An extreme value statistics model of heterogeneous ice nucleation for quantifying the stability of supercooled aqueous systems.

Abstract

The propensity of water to remain in a metastable liquid state at temperatures below its equilibrium melting point holds significant potential for cryopreserving biological material such as tissues and organs. The benefits conferred are a direct result of progressively reducing metabolic expenditure due to colder temperatures while simultaneously avoiding the irreversible damage caused by the crystallization of ice. Unfortunately, the freezing of water in bulk systems of clinical relevance is dominated by random heterogeneous nucleation initiated by uncharacterized trace impurities, and the marked unpredictability of this behavior has prevented the implementation of supercooling outside of controlled laboratory settings and in volumes larger than a few milliliters. Here, we develop a statistical model that jointly captures both the inherent stochastic nature of nucleation using conventional Poisson statistics as well as the random variability of heterogeneous nucleation catalysis through bivariate extreme value statistics.
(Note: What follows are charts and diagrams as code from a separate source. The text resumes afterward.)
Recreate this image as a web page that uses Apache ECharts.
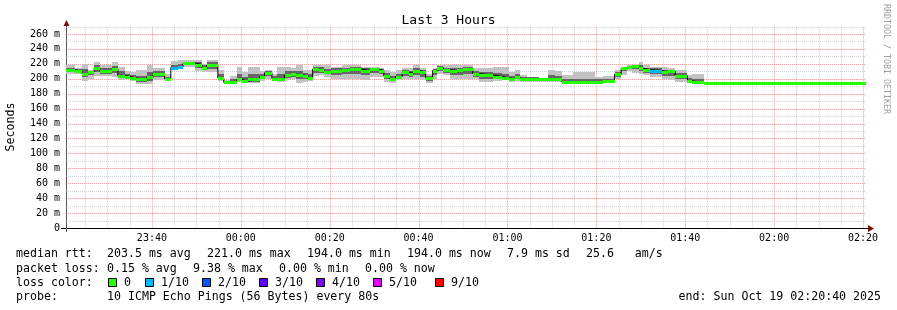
<!DOCTYPE html>
<html><head><meta charset="utf-8">
<script src="https://cdn.jsdelivr.net/npm/echarts@6/dist/echarts.min.js"></script>
<style>html,body{margin:0;padding:0;background:#fff}#c{width:897px;height:310px}</style>
</head><body><div id="c"></div>
<script>
// ---- data ----
const rangeStart = '23:20:40';
const rangeEnd = '02:20:40';
const segStart = ['23:20:40','23:22:40','23:24:15','23:25:35','23:27:00','23:28:15','23:31:00','23:32:20','23:34:00','23:35:05',
'23:36:25','23:38:50','23:40:15','23:42:50','23:44:15','23:45:50','23:47:00','23:49:40','23:51:15','23:52:20',
'23:54:50','23:56:10','23:57:35','23:59:05','00:00:15','00:01:35','00:04:15','00:05:20','00:07:00','00:08:15',
'00:09:50','00:11:15','00:12:20','00:14:00','00:15:05','00:16:10','00:17:35','00:18:40','00:20:15','00:22:50',
'00:24:40','00:27:00','00:29:10','00:31:00','00:32:10','00:33:30','00:34:50','00:36:20','00:37:45','00:38:50',
'00:40:15','00:41:35','00:43:10','00:44:15','00:45:35','00:47:10','00:48:45','00:50:05','00:52:10','00:53:30',
'00:56:50','00:58:50','01:00:15','01:01:35','01:02:50','01:04:30','01:07:00','01:09:10','01:10:45','01:12:10',
'01:14:50','01:19:45','01:21:35','01:24:05','01:25:35','01:27:00','01:28:05','01:29:30','01:30:35','01:32:10',
'01:34:50','01:36:10','01:37:45','01:40:30','01:41:35','01:44:15'];
const medianRtt = [212,210,207,209,214,211,213,204,203,201,
199,202,206,200,215,216,221,219,215,218,
201,195,196,199,197,199,203,208,200,200,
205,206,205,204,201,213,212,209,211,212,
213,211,213,211,204,200,203,209,207,211,
209,201,211,215,212,211,212,213,207,205,
203,201,200,202,199,200,199,200,199,196,
195,196,197,206,214,216,217,214,212,211,
209,210,204,197,195,194];
const smokeHigh = [218,215,220,212,222,219,222,216,210,209,
212,218,214,207,224,225,225,225,220,225,
212,198,204,216,209,216,210,212,207,216,
216,214,218,212,212,219,219,218,216,218,
218,216,216,214,212,209,212,215,214,218,
214,207,214,218,218,218,218,219,214,214,
216,216,209,212,205,203,200,212,211,205,
209,203,204,212,216,218,219,222,218,216,
216,214,212,205,207,194];
const smokeLow = [206,207,197,200,204,204,203,198,200,197,
193,193,198,198,212,214,216,210,209,209,
197,194,194,196,194,194,197,200,197,196,
198,200,194,196,197,204,205,203,200,200,
199,198,203,203,196,194,198,200,200,199,
198,194,200,207,205,200,199,200,199,196,
197,199,196,197,196,195,195,196,196,195,
194,194,195,200,205,210,208,207,205,203,
199,198,196,196,194,194];
const smokeHighInner = [215,213,213,211,218,215,217,210,206,205,
204,209,210,203,219,220,223,222,218,222,
206,197,200,206,202,206,207,210,204,206,
210,210,211,208,206,216,216,213,214,215,
216,214,215,213,208,204,207,212,211,214,
212,204,213,217,215,214,215,216,211,209,
208,207,204,206,202,202,200,205,204,200,
200,199,200,209,215,217,218,218,215,214,
212,212,208,201,200,194];
const smokeLowInner = [209,208,202,205,209,207,208,201,201,199,
196,197,202,199,213,215,218,214,212,213,
199,194.5,195,197,195,196,200,204,198,198,
201,203,199,200,199,208,208,206,205,206,
206,205,208,207,200,197,200,204,203,205,
203,197,205,211,208,205,205,206,203,200,
199,200,198,199,197,197,197,198,197,195.5,
194.5,195,196,203,210,213,213,210,208,206,
204,204,200,196.5,194.5,194];
const lossCount = [0,0,0,0,0,0,0,0,0,0,
0,0,0,0,1,1,0,0,0,0,
0,0,0,0,0,0,0,0,0,0,
0,0,0,0,0,0,0,0,0,0,
0,0,0,0,0,0,0,0,0,0,
0,0,0,0,0,0,0,0,0,0,
0,0,0,0,0,0,0,0,0,0,
0,0,0,0,0,0,0,0,0,1,
0,0,0,0,0,0];
const xTickLabels = ['23:40','00:00','00:20','00:40','01:00','01:20','01:40','02:00','02:20'];
const yTickValues = [0,20,40,60,80,100,120,140,160,180,200,220,240,260];
const yMax = 270;
const lossLegend = ['0','1/10','2/10','3/10','4/10','5/10','9/10'];
const lossLegendCount = [0,1,2,3,4,5,9];
const lossColors = ['#26ff00','#00b8ff','#0059ff','#5e00ff','#7e00ff','#dd00ff','#ff0000'];
const statsLine1 = ['median rtt:','203.5 ms avg','221.0 ms max','194.0 ms min','194.0 ms now','7.9 ms sd','25.6   am/s'];
const statsLine2 = ['packet loss:','0.15 % avg','9.38 % max','0.00 % min','0.00 % now'];
const probeText = '10 ICMP Echo Pings (56 Bytes) every 80s';
const endText = 'end: Sun Oct 19 02:20:40 2025';

// ---- helpers ----
function toMin(s){const p=s.split(':').map(Number);let v=p[0]*60+p[1]+(p[2]||0)/60;if(p[0]>=12)v-=1440;return v;}
function fmtMin(v){let m=Math.round(v);m=((m%1440)+1440)%1440;const h=Math.floor(m/60),mm=m%60;return String(h).padStart(2,'0')+':'+String(mm).padStart(2,'0');}
const START=toMin(rangeStart), END=toMin(rangeEnd);
const n=segStart.length;
const xs=segStart.map(toMin);
const segData=xs.map((x,i)=>[x, i+1<n?xs[i+1]:END, smokeLow[i], smokeHigh[i], smokeLowInner[i], smokeHighInner[i], medianRtt[i], lossCount[i]]);
const stepLine=xs.map((x,i)=>[x,medianRtt[i]]);stepLine.push([END,medianRtt[n-1]]);
const xTickValues=xTickLabels.map(toMin);
const gridData=[];
for(let m=Math.ceil(START/5)*5;m<=END;m+=5){gridData.push([0,m,xTickValues.indexOf(m)>=0?1:0]);}
for(let v=10;v<=yMax;v+=10){gridData.push([1,v,yTickValues.indexOf(v)>=0?1:0]);}

const FONT='"DejaVu Sans Mono", monospace';
const MAJ='rgba(240,60,60,0.5)', MIN='rgba(170,170,170,0.55)';

function bandRender(lo,hi,color){
  return function(params,api){
    const x0=api.value(0),x1=api.value(1),l=api.value(lo),h=api.value(hi);
    if(!(h>l))return null;
    const p0=api.coord([x0,h]),p1=api.coord([x1,l]);
    const X0=Math.round(p0[0]),X1=Math.round(p1[0]),Y0=Math.round(p0[1]),Y1=Math.round(p1[1]);
    return {type:'rect',shape:{x:X0,y:Y0,width:X1-X0,height:Math.max(1,Y1-Y0)},style:{fill:color}};
  };
}
function medRender(params,api){
  const x0=api.value(0),x1=api.value(1),m=api.value(6),lc=api.value(7);
  const p0=api.coord([x0,m]),p1=api.coord([x1,m]);
  const X0=Math.round(p0[0]),X1=Math.round(p1[0]),Y=Math.round(p0[1]);
  const idx=lossLegendCount.indexOf(lc);
  return {type:'rect',shape:{x:X0,y:Y-1,width:X1-X0,height:3},style:{fill:lossColors[idx<0?0:idx]}};
}
function gridRender(params,api){
  const cs=params.coordSys;const kind=api.value(0),v=api.value(1),maj=api.value(2);
  let shape;
  if(kind===0){const x=Math.round(api.coord([v,0])[0])+0.5;shape={x1:x,y1:cs.y,x2:x,y2:cs.y+cs.height};}
  else{const y=Math.round(api.coord([START,v])[1])+0.5;shape={x1:cs.x,y1:y,x2:cs.x+cs.width,y2:y};}
  return {type:'line',shape:shape,style:{stroke:maj?MAJ:MIN,lineWidth:1,lineDash:[1,1]}};
}

const graphics=[];
function txt(x,y,t,extra){graphics.push(Object.assign({type:'text',x:x,y:y,silent:true,style:{text:t,font:'11.6px '+FONT,fill:'#000',align:'left',verticalAlign:'middle'}},extra||{}));}
const l1x=[16,107,207,307,407,507,586];
statsLine1.forEach((t,i)=>txt(l1x[i],254.3,t));
const l2x=[16,107,193,279,365];
statsLine2.forEach((t,i)=>txt(l2x[i],268.7,t));
txt(16,282.9,'loss color:');
const boxX=[108.5,145.5,202.5,259.5,316.5,373.5,435.5];
lossLegend.forEach((t,i)=>{
  graphics.push({type:'rect',silent:true,shape:{x:boxX[i],y:278.5,width:8,height:8},style:{fill:lossColors[i],stroke:'#000',lineWidth:1}});
  txt(boxX[i]+15.5,282.9,t);
});
txt(16,297,'probe:');
txt(107,297,probeText);
graphics.push({type:'text',x:881,y:297,silent:true,style:{text:endText,font:'11.6px '+FONT,fill:'#000',align:'right',verticalAlign:'middle'}});
graphics.push({type:'text',x:11,y:127,rotation:Math.PI/2,silent:true,style:{text:'Seconds',font:'11.6px '+FONT,fill:'#000',align:'center',verticalAlign:'middle'}});
graphics.push({type:'text',x:886,y:59,rotation:-Math.PI/2,silent:true,style:{text:'RRDTOOL / TOBI OETIKER',font:'8.3px '+FONT,fill:'#a0a0a0',align:'center',verticalAlign:'middle'}});
// axis lines and arrows
graphics.push({type:'line',silent:true,shape:{x1:61,y1:228.5,x2:869,y2:228.5},style:{stroke:'#000',lineWidth:1}});
graphics.push({type:'polygon',silent:true,shape:{points:[[868,225],[874,228.5],[868,232]]},style:{fill:'#7a0d0d'}});
graphics.push({type:'line',silent:true,shape:{x1:66.5,y1:232,x2:66.5,y2:23},style:{stroke:'#555',lineWidth:1}});
graphics.push({type:'polygon',silent:true,shape:{points:[[63.5,26],[66.5,20],[69.5,26]]},style:{fill:'#7a0d0d'}});

const chart=echarts.init(document.getElementById('c'),null,{renderer:'canvas'});
chart.setOption({
  animation:false,
  backgroundColor:'#fff',
  title:{text:'Last 3 Hours',left:'center',top:9,textStyle:{fontFamily:FONT,fontSize:13,fontWeight:'normal',color:'#000'}},
  grid:{left:66,top:26.5,width:800,height:201.5,containLabel:false,outerBoundsMode:'none'},
  xAxis:{type:'value',min:START,max:END,
    axisLine:{show:false,onZero:false},
    axisTick:{show:false},splitLine:{show:false},
    axisLabel:{customValues:xTickValues,formatter:v=>fmtMin(v),fontFamily:FONT,fontSize:10,color:'#000',margin:5}},
  yAxis:{type:'value',min:0,max:yMax,interval:20,
    axisLine:{show:false,onZero:false},
    axisTick:{show:false},splitLine:{show:false},
    axisLabel:{formatter:v=>(v%20!==0||v>260)?'':(v===0?'0':v+' m'),fontFamily:FONT,fontSize:10,color:'#000',margin:6}},
  graphic:graphics,
  series:[
    {type:'custom',name:'grid',silent:true,clip:true,renderItem:gridRender,data:gridData,z:1},
    {type:'custom',name:'smoke',silent:true,clip:true,renderItem:bandRender(2,3,'#c2c2c2'),data:segData,encode:{x:[0,1],y:[2,3]},z:2},
    {type:'custom',name:'smokeInner',silent:true,clip:true,renderItem:bandRender(4,5,'#666666'),data:segData,encode:{x:[0,1],y:[4,5]},z:3},
    {type:'line',name:'median',step:'end',data:stepLine,showSymbol:false,silent:true,lineStyle:{color:'#000',width:1},z:4},
    {type:'custom',name:'medianLoss',silent:true,clip:true,renderItem:medRender,data:segData,encode:{x:[0,1],y:6},z:5}
  ]
});
</script></body></html>
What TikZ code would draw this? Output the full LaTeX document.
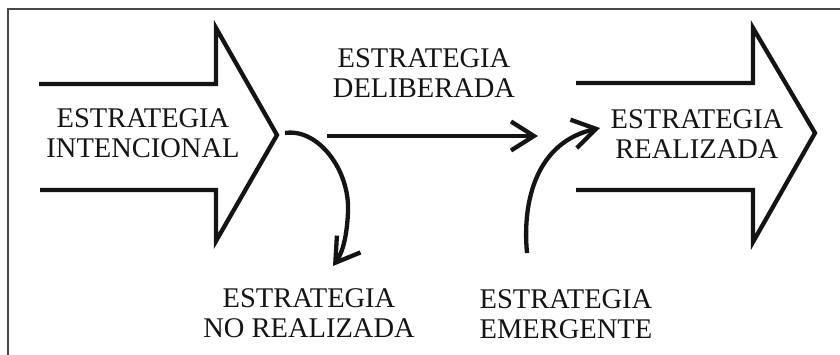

Individually, these two classes of models cannot account for both the time-dependent nature of nucleation and the sample-to-sample variability associated with heterogeneous catalysis, and traditional extreme value models have only considered variations of the characteristic nucleation temperature. We conduct a series of constant cooling rate and isothermal nucleation experiments with physiological saline solutions and leverage the statistical model to evaluate the natural variability of kinetic and thermodynamic nucleation parameters. By quantifying freezing probability as a function of temperature, supercooled duration, and system volume while accounting for nucleation site variability, this study also provides a basis for the rational design of stable supercooled biopreservation protocols.